# BRIEF
Your output is the lines from the first one to the one containing "const pred6 = [21.13, 20.42, 19.47, 18.85, 18.79, 18.85, 20.71];", repeated exactly, with images left out.

# INFORMATION PROVIDED
━━━━━━━━━━

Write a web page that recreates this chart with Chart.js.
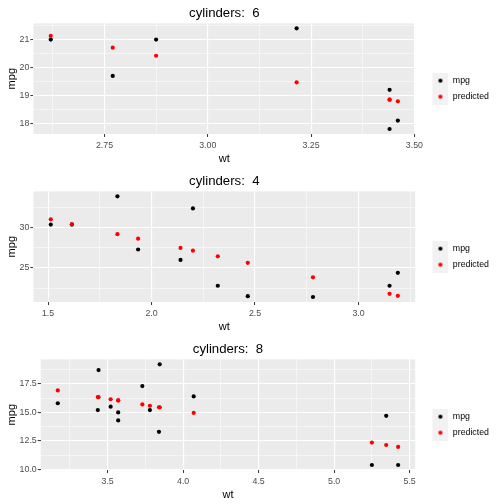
<!DOCTYPE html>
<html>
<head>
<meta charset="utf-8">
<script src="https://cdn.jsdelivr.net/npm/chart.js@4.4.0/dist/chart.umd.min.js"></script>
<style>
  html, body { margin: 0; padding: 0; background: #ffffff; }
  canvas { display: block; }
</style>
</head>
<body>
<canvas id="painel6" width="504" height="168"></canvas>
<canvas id="painel4" width="504" height="168"></canvas>
<canvas id="painel8" width="504" height="168"></canvas>
<script>
// mtcars por cilindros: peso (wt), consumo real (mpg) e valor previsto
const wt6 = [2.620, 2.875, 3.215, 3.440, 3.460, 3.440, 2.770];
const mpg6 = [21.0, 21.0, 21.4, 19.2, 18.1, 17.8, 19.7];
const pred6 = [21.13, 20.42, 19.47, 18.85, 18.79, 18.85, 20.71];

const wt4 = [2.320, 3.190, 3.150, 2.200, 1.615, 1.835, 2.465, 1.935, 2.140, 1.513, 2.780];
const mpg4 = [22.8, 24.4, 22.8, 32.4, 30.4, 33.9, 21.5, 27.3, 26.0, 30.4, 21.4];
const pred4 = [26.45, 21.55, 21.80, 27.15, 30.45, 29.20, 25.65, 28.65, 27.50, 31.05, 23.85];

const wt8 = [3.440, 3.570, 4.070, 3.730, 3.780, 5.250, 5.424, 5.345, 3.520, 3.435, 3.840, 3.845, 3.170, 3.570];
const mpg8 = [18.7, 14.3, 16.4, 17.3, 15.2, 10.4, 10.4, 14.7, 15.5, 15.2, 13.3, 19.2, 15.8, 15.0];
const pred8 = [16.33, 16.05, 14.95, 15.70, 15.58, 12.36, 11.98, 12.15, 16.15, 16.34, 15.45, 15.44, 16.92, 16.05];

// ticks (principais e secundarios)
const xTicks6 = [2.75, 3.00, 3.25, 3.50];
const xMinor6 = [2.625, 2.875, 3.125, 3.375];
const yTicks6 = [18, 19, 20, 21];
const yMinor6 = [18.5, 19.5, 20.5, 21.5];

const xTicks4 = [1.5, 2.0, 2.5, 3.0];
const xMinor4 = [1.75, 2.25, 2.75, 3.25];
const yTicks4 = [25, 30];
const yMinor4 = [22.5, 27.5, 32.5];

const xTicks8 = [3.5, 4.0, 4.5, 5.0, 5.5];
const xMinor8 = [3.25, 3.75, 4.25, 4.75, 5.25];
const yTicks8 = [10.0, 12.5, 15.0, 17.5];
const yMinor8 = [11.25, 13.75, 16.25, 18.75];

const FONTE = "'Liberation Sans', Arial, sans-serif";

// fundo cinza do painel
const fundoPainel = {
    id: 'fundoPainel',
    beforeDraw(chart) {
        const { ctx, chartArea: a } = chart;
        ctx.save();
        ctx.fillStyle = '#EBEBEB';
        ctx.fillRect(a.left, a.top, a.right - a.left, a.bottom - a.top);
        ctx.restore();
    }
};

// chave da legenda: margem transparente + quadrado cinza com o ponto
function chaveLegenda(cor) {
    const c = document.createElement('canvas');
    c.width = 26; c.height = 16;
    const g = c.getContext('2d');
    g.fillStyle = '#F2F2F2';
    g.fillRect(10, 0, 16, 16);
    g.fillStyle = cor;
    g.beginPath();
    g.arc(18, 8, 2.1, 0, Math.PI * 2);
    g.fill();
    return c;
}

function eixo(principais, secundarios, min, max, casas, titulo) {
    const todos = principais.concat(secundarios).sort((a, b) => a - b);
    const ehPrincipal = v => principais.some(p => Math.abs(p - v) < 1e-9);
    return {
        type: 'linear',
        min: min,
        max: max,
        afterBuildTicks: (scale) => { scale.ticks = todos.map(v => ({ value: v })); },
        grid: {
            color: '#FFFFFF',
            lineWidth: c => (c.tick && ehPrincipal(c.tick.value)) ? 1.1 : 0.5,
            drawTicks: true,
            tickLength: 3,
            tickColor: c => (c.tick && ehPrincipal(c.tick.value)) ? '#333333' : 'rgba(0,0,0,0)',
            tickWidth: 1
        },
        border: { display: false },
        ticks: {
            autoSkip: false,
            maxRotation: 0,
            padding: 1,
            color: '#4D4D4D',
            font: { family: FONTE, size: 8.8 },
            callback: v => ehPrincipal(v) ? Number(v).toFixed(casas) : ''
        },
        title: {
            display: true,
            text: titulo,
            color: '#000000',
            font: { family: FONTE, size: 11 }
        }
    };
}

function montarPainel(id, cil, wt, mpg, pred, cfg) {
    const pontosMpg = wt.map((x, i) => ({ x: x, y: mpg[i] }));
    const pontosPred = wt.map((x, i) => ({ x: x, y: pred[i] }));

    const xScale = eixo(cfg.xT, cfg.xM, cfg.xMin, cfg.xMax, cfg.xCasas, 'wt');
    xScale.ticks.padding = 3;
    xScale.title.padding = { top: -1.5, bottom: 0 };
    const yScale = eixo(cfg.yT, cfg.yM, cfg.yMin, cfg.yMax, cfg.yCasas, 'mpg');
    yScale.title.padding = { top: 1.4, bottom: 0 };

    return new Chart(document.getElementById(id).getContext('2d'), {
        type: 'scatter',
        data: {
            datasets: [
                { label: 'mpg', data: pontosMpg, backgroundColor: '#000000', borderWidth: 0, pointRadius: 2.1, order: 1 },
                { label: 'predicted', data: pontosPred, backgroundColor: '#FF0000', borderWidth: 0, pointRadius: 2.1, order: 0 }
            ]
        },
        options: {
            responsive: false,
            animation: false,
            events: [],
            layout: { padding: { top: 12, right: 5, bottom: 2.7, left: 4 } },
            scales: { x: xScale, y: yScale },
            plugins: {
                tooltip: { enabled: false },
                title: {
                    display: true,
                    text: 'cylinders:  ' + cil,
                    color: '#000000',
                    fullSize: false,
                    font: { family: FONTE, size: 13.2, weight: 'normal' },
                    padding: { top: -6.9, bottom: 2.4 }
                },
                legend: {
                    position: 'right',
                    align: 'center',
                    labels: {
                        usePointStyle: true,
                        pointStyleWidth: 26,
                        padding: 7.2,
                        color: '#000000',
                        font: { family: FONTE, size: 8.8 },
                        generateLabels: () => [
                            { text: 'mpg', pointStyle: chaveLegenda('#000000'), fillStyle: '#000', strokeStyle: '#000', lineWidth: 0, hidden: false, datasetIndex: 0 },
                            { text: 'predicted', pointStyle: chaveLegenda('#FF0000'), fillStyle: '#F00', strokeStyle: '#F00', lineWidth: 0, hidden: false, datasetIndex: 1 }
                        ]
                    }
                }
            }
        },
        plugins: [fundoPainel]
    });
}

montarPainel('painel6', 6, wt6, mpg6, pred6, {
    xT: xTicks6, xM: xMinor6, xMin: 2.578, xMax: 3.502, xCasas: 2,
    yT: yTicks6, yM: yMinor6, yMin: 17.62, yMax: 21.58, yCasas: 0
});
montarPainel('painel4', 4, wt4, mpg4, pred4, {
    xT: xTicks4, xM: xMinor4, xMin: 1.429, xMax: 3.274, xCasas: 1,
    yT: yTicks4, yM: yMinor4, yMin: 20.775, yMax: 34.525, yCasas: 0
});
montarPainel('painel8', 8, wt8, mpg8, pred8, {
    xT: xTicks8, xM: xMinor8, xMin: 3.057, xMax: 5.537, xCasas: 1,
    yT: yTicks8, yM: yMinor8, yMin: 9.96, yMax: 19.64, yCasas: 1
});
</script>
</body>
</html>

━━━━━━━━━━

# OUTPUT FOR THIS TASK
Write a web page that recreates this chart with Chart.js.
<!DOCTYPE html>
<html>
<head>
<meta charset="utf-8">
<script src="https://cdn.jsdelivr.net/npm/chart.js@4.4.0/dist/chart.umd.min.js"></script>
<style>
  html, body { margin: 0; padding: 0; background: #ffffff; }
  canvas { display: block; }
</style>
</head>
<body>
<canvas id="painel6" width="504" height="168"></canvas>
<canvas id="painel4" width="504" height="168"></canvas>
<canvas id="painel8" width="504" height="168"></canvas>
<script>
// mtcars por cilindros: peso (wt), consumo real (mpg) e valor previsto
const wt6 = [2.620, 2.875, 3.215, 3.440, 3.460, 3.440, 2.770];
const mpg6 = [21.0, 21.0, 21.4, 19.2, 18.1, 17.8, 19.7];
const pred6 = [21.13, 20.42, 19.47, 18.85, 18.79, 18.85, 20.71];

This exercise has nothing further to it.